Rencontre OZP sur les inégalités de mise au travail des élèves : le compte rendu de ToutEduc

22 mai

Les élèves favorisés et défavorisés ont les mêmes programmes, mais pas les mêmes enseignements (ouvrage)

Et si "l’encouragement actuel à différencier les objectifs selon les ’besoins particuliers’ des élèves sans que ces ’besoins’ fassent l’objet d’un travail complexe d’évaluation" contribuait "au creusement des inégalités sociales à l’école" ? C’est à cette question que répondaient, mercredi 14 mai dans le cadre des rencontres de l’OZP (l’observatoire de l’éducation prioritaire) Elisabeth Bautier et Marion Van Brederode qui ont dirigé la publication d’une "analyse de cahiers d’élèves socialement différenciés".

Les deux auteures connaissent bien les recherches qualitatives qui montrent que les attendus ne sont pas les mêmes dans toutes les classes. Il ne s’agit pas des "exigences" qui sont définies par des programmes nationaux et qui sont identiques sur tout le territoire (métropolitain, ndlr). Mais ceux-ci listent des connaissances à acquérir, ils ne disent pas "ce qu’il faut comprendre", ils ne définissent pas une posture. Laisser un élève dire "la plage" au lieu de "le littoral", c’est le laisser dans la position du touriste au lieu de l’amener à celle du géographe. Mais comment passer du qualitatif, de l’observation de quelques classes, au quantitatif et à une description fine des attitudes des enseignants ? Les auteures ont étudié des cahiers d’élèves de 6ème comme autant de traces "objectivables" du travail effectivement fait en classe, en se concentrant sur deux disciplines, français et SVT.

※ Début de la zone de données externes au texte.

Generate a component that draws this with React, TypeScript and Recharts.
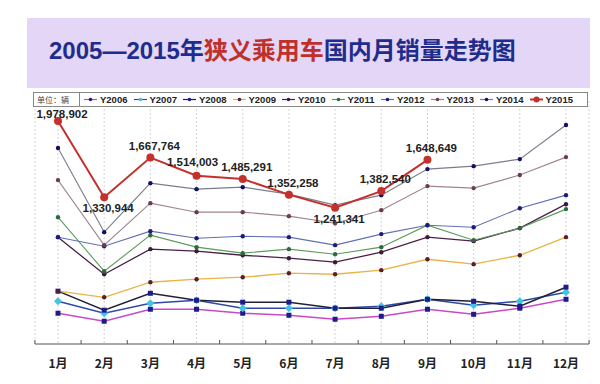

Il s’agit "d’identifier des variations dans les fréquences d’exposition à des tâches potentiellement inégales" entre "des établissements d’Education prioritaire et ceux dont la population est bien plus favorisée". Dans un collège favorisé, une consigne demande aux élèves d’interpréter des résultats, les réponses ne sont pas identiques d’un cahier à l’autre, comportent des fautes d’orthographe et des corrections en rouge, elles sont donc le produit d’un travail des élèves. Dans le collège défavorisé, le texte est identique, ce qui amène à supposer "que la phrase a été recopiée" et que les élèves n’ont pas été sollicités "sur une activité d’interprétation". Cette différence entre des registres différents (les auteures parlent de régimes majeur et mineur) est très nette en grammaire, dans les établissements défavorisés, on insiste sur des procédures à appliquer sans observation du fonctionnement de la langue.

Les écarts entre les cahiers "peuvent sembler peu significatifs tant ils sont peu importants", mais "ils s’observent de manière répétitives" et leur accumulation "peut finir par avoir des effets très différenciateurs", même si les élèves "fréquentent à peu près les mêmes savoirs et les mêmes activités cognitives".

"Des différences curriculaires en classe de 6ème, une analyse de cahiers d’élèves d’établissements socialement défavorisés", sous la direction d’Elisabeth Bautier et Marion Van Brederode (les autres auteurs sont Stéphane Bonnéry, Céline Piquée, Marianne Woolven, Marceline Laparra, Elise Vinel, Martine Champagne-Vergez, Maïra Mamède), 160 p., 19€.